When I began the Speculative Capital series more than a decade ago, the collapse of the financial markets seemed its logical end, the terminal point for the self-destructive movements of speculative capital. What else could there be after the system-wide collapse of the financial institutions?

But that view is mechanical because it sets an arbitrary ending point for the investigation. A systemic collapse, of however unprecedented scope and intensity, does not spell the end of finance capital. It merely begins a new phase for it. Speculative capital is self destructive, but it is also self reinvigorating and self reconstructing. (Such is the nature of dialectical attributes!) After each crisis, it rises again in a new form to declare: En ma fin est mon commencement. No serious student of finance could ignore these developments.

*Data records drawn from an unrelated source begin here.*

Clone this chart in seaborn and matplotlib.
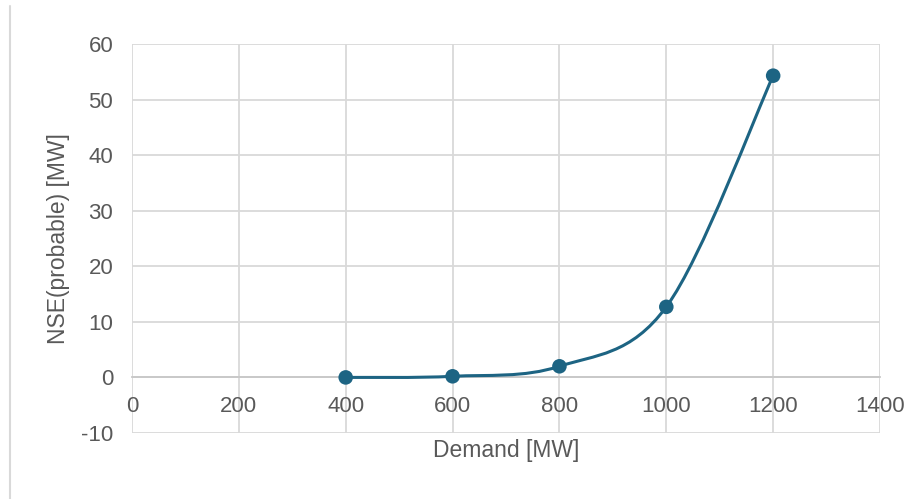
import numpy as np
import matplotlib
matplotlib.use("Agg")
import matplotlib.pyplot as plt
from matplotlib.path import Path
from matplotlib.patches import PathPatch
from matplotlib.lines import Line2D
import seaborn as sns
import pandas as pd

# Expected non-served energy versus demand
demand_mw = [400, 600, 800, 1000, 1200]
nse_mw = [0.0, 0.2, 2.0, 12.7, 54.3]

x_ticks = [0, 200, 400, 600, 800, 1000, 1200, 1400]
y_ticks = [-10, 0, 10, 20, 30, 40, 50, 60]

x_label = "Demand [MW]"
y_label = "NSE(probable) [MW]"

line_color = "#1d6483"
grid_color = "#d9d9d9"
text_color = "#595959"

sns.set_theme(style="white")
plt.rcParams["font.family"] = ["Liberation Sans", "DejaVu Sans"]

df = pd.DataFrame({"demand": demand_mw, "nse": nse_mw})

fig = plt.figure(figsize=(9.19, 4.99), dpi=100)
ax = fig.add_axes([0.1436, 0.1323, 0.814, 0.7795])


def smooth_path(xs, ys):
    """Cubic Bezier path through the points (Catmull-Rom style smoothing)."""
    pts = np.column_stack([xs, ys]).astype(float)
    n = len(pts)
    verts = [pts[0]]
    codes = [Path.MOVETO]
    for i in range(n - 1):
        p_prev = pts[i - 1] if i > 0 else pts[i]
        p0 = pts[i]
        p1 = pts[i + 1]
        p_next = pts[i + 2] if i + 2 < n else pts[i + 1]
        c1 = p0 + (p1 - p_prev) / 6.0
        c2 = p1 - (p_next - p0) / 6.0
        verts += [c1, c2, p1]
        codes += [Path.CURVE4] * 3
    return Path(verts, codes)


curve = PathPatch(smooth_path(df["demand"], df["nse"]), facecolor="none",
                  edgecolor=line_color, linewidth=2.2, capstyle="round",
                  joinstyle="round", zorder=3)
ax.add_patch(curve)

sns.scatterplot(data=df, x="demand", y="nse", ax=ax, color=line_color,
                s=110, edgecolor="none", zorder=4, legend=False)

ax.set_xlim(x_ticks[0], x_ticks[-1])
ax.set_ylim(y_ticks[0], y_ticks[-1])
ax.set_xticks(x_ticks)
ax.set_yticks(y_ticks)
ax.set_xticklabels([str(v) for v in x_ticks])
ax.set_yticklabels([str(v) for v in y_ticks])

ax.grid(True, color=grid_color, linewidth=1.3, zorder=0)
ax.set_axisbelow(True)

for side in ["top", "right", "left"]:
    ax.spines[side].set_visible(False)
ax.spines["bottom"].set_position(("data", 0))
ax.spines["bottom"].set_color("#c8c8c8")
ax.spines["bottom"].set_linewidth(1.3)
ax.spines["bottom"].set_zorder(1)

ax.tick_params(axis="x", length=0, pad=13.5, labelsize=16, labelcolor=text_color)
ax.tick_params(axis="y", length=0, pad=13.5, labelsize=16, labelcolor=text_color)

ax.set_xlabel(x_label, fontsize=16.5, color=text_color)
ax.set_ylabel(y_label, fontsize=16.5, color=text_color)
ax.xaxis.set_label_coords(0.5, -0.015)
ax.yaxis.set_label_coords(-0.083, 0.5)

# thin frame line along the left edge of the figure
fig.add_artist(Line2D([9.5 / 919, 9.5 / 919], [0, 1 - 6 / 499],
                      transform=fig.transFigure, color=grid_color, linewidth=1.5))

fig.savefig("out.png", dpi=100, facecolor="white")
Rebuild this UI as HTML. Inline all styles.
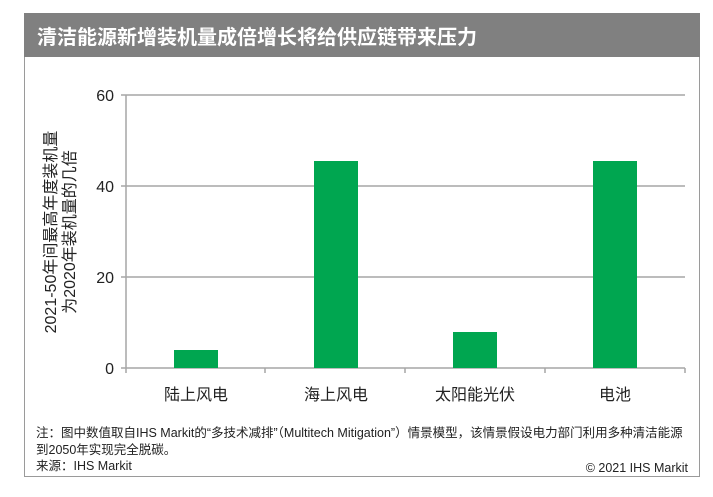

Truth, the cognition of which is the business of philosophy, became in the hands of Hegel no longer an aggregate of finished dogmatic statements which, once discovered, had merely to be learned by heart. Truth lay now in the process of cognition itself, in the long historical development of science, which mounts from lower to even higher levels of knowledge without ever reaching, by discovering so-called absolute Truth, a point at which it can proceed no further, and where it would have nothing more to do but to fold its hands and admire the absolute Truth to which it had attained.
I would not be finished after the delivery of Systemic Risk. I have barely begun to write.